Há quem eventualmente possa dizer que eu não tenho lugar de fala para mencionar essas questões, no entanto, como alguém que passou toda sua infância em comunidades carentes, posso dizer que sofri também na pele com abordagens truculentas, violações de direitos básicos e outras situações desumanas oriundas daqueles que deveriam nos prover a segurança. Então, penso que mesmo hoje sendo corretamente detectado – na maioria das vezes – pelos sistemas biométricos, isso não invalida a proposição.
Voltando a falar da segurança, sentir-se seguro é um dos pilares de uma sociedade digna, é claro. Porém o que não pode ocorrer é uma vigilância ostensiva sob o cidadão comum, muito menos com um viés de preconceito.
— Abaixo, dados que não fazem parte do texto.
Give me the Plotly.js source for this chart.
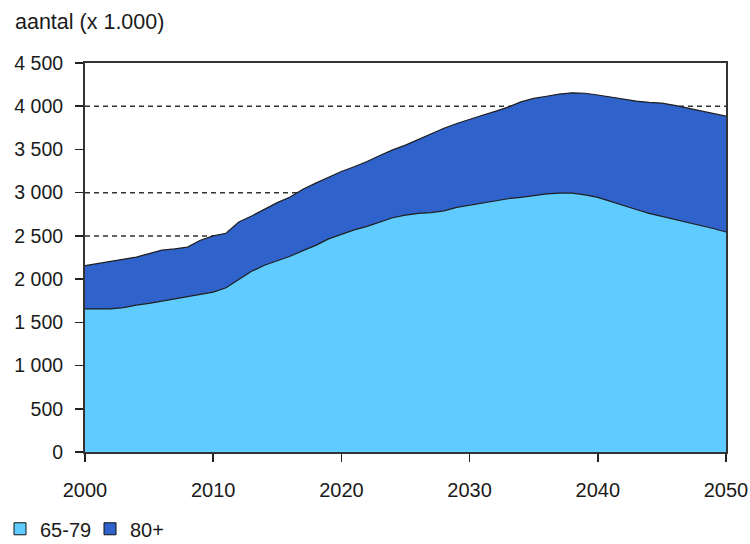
<!DOCTYPE html>
<html>
<head>
<meta charset="utf-8">
<script src="https://cdn.plot.ly/plotly-3.0.1.min.js"></script>
<style>html,body{margin:0;padding:0;background:#fff;}#chart{width:750px;height:544px;}</style>
</head>
<body>
<div id="chart"></div>
<script>
const years = [2000,2001,2002,2003,2004,2005,2006,2007,2008,2009,
               2010,2011,2012,2013,2014,2015,2016,2017,2018,2019,
               2020,2021,2022,2023,2024,2025,2026,2027,2028,2029,
               2030,2031,2032,2033,2034,2035,2036,2037,2038,2039,
               2040,2041,2042,2043,2044,2045,2046,2047,2048,2049,2050];
// 65-79 year olds (x 1,000)
const age65to79 = [1655,1655,1655,1670,1700,1720,1745,1770,1795,1820,
                   1850,1900,2000,2090,2160,2215,2265,2330,2390,2465,
                   2520,2570,2610,2660,2710,2740,2760,2770,2790,2830,
                   2855,2880,2910,2930,2945,2965,2985,2995,2995,2975,
                   2945,2900,2850,2805,2760,2725,2690,2660,2620,2585,2545];
// total 65+ (x 1,000); 80+ is total minus 65-79
const total65plus = [2155,2180,2205,2230,2255,2295,2335,2350,2370,2450,
                     2500,2530,2660,2730,2810,2885,2950,3040,3110,3180,
                     3245,3300,3360,3430,3495,3550,3615,3680,3745,3800,
                     3850,3895,3940,3990,4050,4090,4115,4140,4155,4150,
                     4130,4105,4085,4060,4045,4035,4010,3980,3945,3915,3885];
const age80plus = total65plus.map((t, i) => t - age65to79[i]);

const seriesNames = ['65-79', '80+'];
const yTickVals = [0,500,1000,1500,2000,2500,3000,3500,4000,4500];
const xTickVals = [2000,2010,2020,2030,2040,2050];
const gridValues = [2500, 3000, 4000];

const lightBlue = '#5fcbff';
const darkBlue = '#2f62cb';
const edge = '#1e1e1e';
const fontFam = '"Liberation Sans", Arial, sans-serif';

const traces = [
  {x: years, y: age65to79, type: 'scatter', mode: 'lines', stackgroup: 'one',
   fillcolor: lightBlue, line: {color: edge, width: 1.2}, name: seriesNames[0],
   showlegend: false, hoverinfo: 'skip'},
  {x: years, y: age80plus, type: 'scatter', mode: 'lines', stackgroup: 'one',
   fillcolor: darkBlue, line: {color: edge, width: 1.2}, name: seriesNames[1],
   showlegend: false, hoverinfo: 'skip'},
  {x: [null], y: [null], type: 'scatter', mode: 'markers', name: seriesNames[0],
   marker: {symbol: 'square', size: 12, color: lightBlue, line: {color: '#111', width: 1}}},
  {x: [null], y: [null], type: 'scatter', mode: 'markers', name: seriesNames[1],
   marker: {symbol: 'square', size: 12, color: darkBlue, line: {color: '#111', width: 1}}}
];

const layout = {
  width: 750, height: 544,
  margin: {l: 85, r: 24, t: 63, b: 91.5},
  paper_bgcolor: '#ffffff', plot_bgcolor: '#ffffff',
  font: {family: fontFam, size: 18, color: '#1a1a1a'},
  separators: ', ',
  showlegend: true,
  legend: {orientation: 'h', traceorder: 'normal', xref: 'container', yref: 'container', x: 0.0, y: 0.028,
           xanchor: 'left', yanchor: 'middle', font: {size: 20, color: '#1a1a1a'},
           itemwidth: 30, entrywidth: 45, entrywidthmode: 'pixels', tracegroupgap: 0,
           bgcolor: 'rgba(0,0,0,0)'},
  xaxis: {range: [2000, 2050], tickvals: xTickVals, ticks: 'outside', ticklen: 8, tickwidth: 1.5,
          tickcolor: '#222', showline: true, linecolor: '#333', linewidth: 2, mirror: true,
          showgrid: false, zeroline: false, tickfont: {size: 20, color: '#1a1a1a'},
          ticklabelstandoff: 11, fixedrange: true},
  yaxis: {range: [0, 4500], tickvals: yTickVals, tickformat: ',d', ticks: 'outside', ticklen: 8,
          tickwidth: 1.5, tickcolor: '#222', showline: true, linecolor: '#333', linewidth: 2,
          mirror: true, showgrid: false, zeroline: false, tickfont: {size: 19.5, color: '#1a1a1a'},
          ticklabelstandoff: 8, fixedrange: true},
  shapes: gridValues.map(v => ({type: 'line', xref: 'paper', x0: 0, x1: 1, yref: 'y', y0: v, y1: v,
          layer: 'below', line: {color: '#333', width: 1.5, dash: '5px,4px'}})),
  annotations: [{text: 'aantal (x 1.000)', xref: 'paper', yref: 'paper', x: -0.1124, y: 1.105,
                 xanchor: 'left', yanchor: 'middle', showarrow: false,
                 font: {size: 21.5, color: '#1a1a1a'}}]
};

Plotly.newPlot('chart', traces, layout, {displayModeBar: false, staticPlot: true});
</script>
</body>
</html>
O cerceamento da liberdade não deveria ser o resultado das políticas públicas de segurança. Esse, por sua vez, deveria ser bem mais auspicioso a todos nós.
No futuro, talvez não importe tanto se o que validará a sua identidade será uma digital, um reconhecimento facial ou um simples documento de papel. O que mais deveremos levar em conta, acima de qualquer outra coisa e além da identidade, é a manutenção da dignidade e integridade de todos nós como indivíduos, mesmo que não estejamos em nenhuma paleta de cor conhecida ou flagrados em um circuito interno qualquer.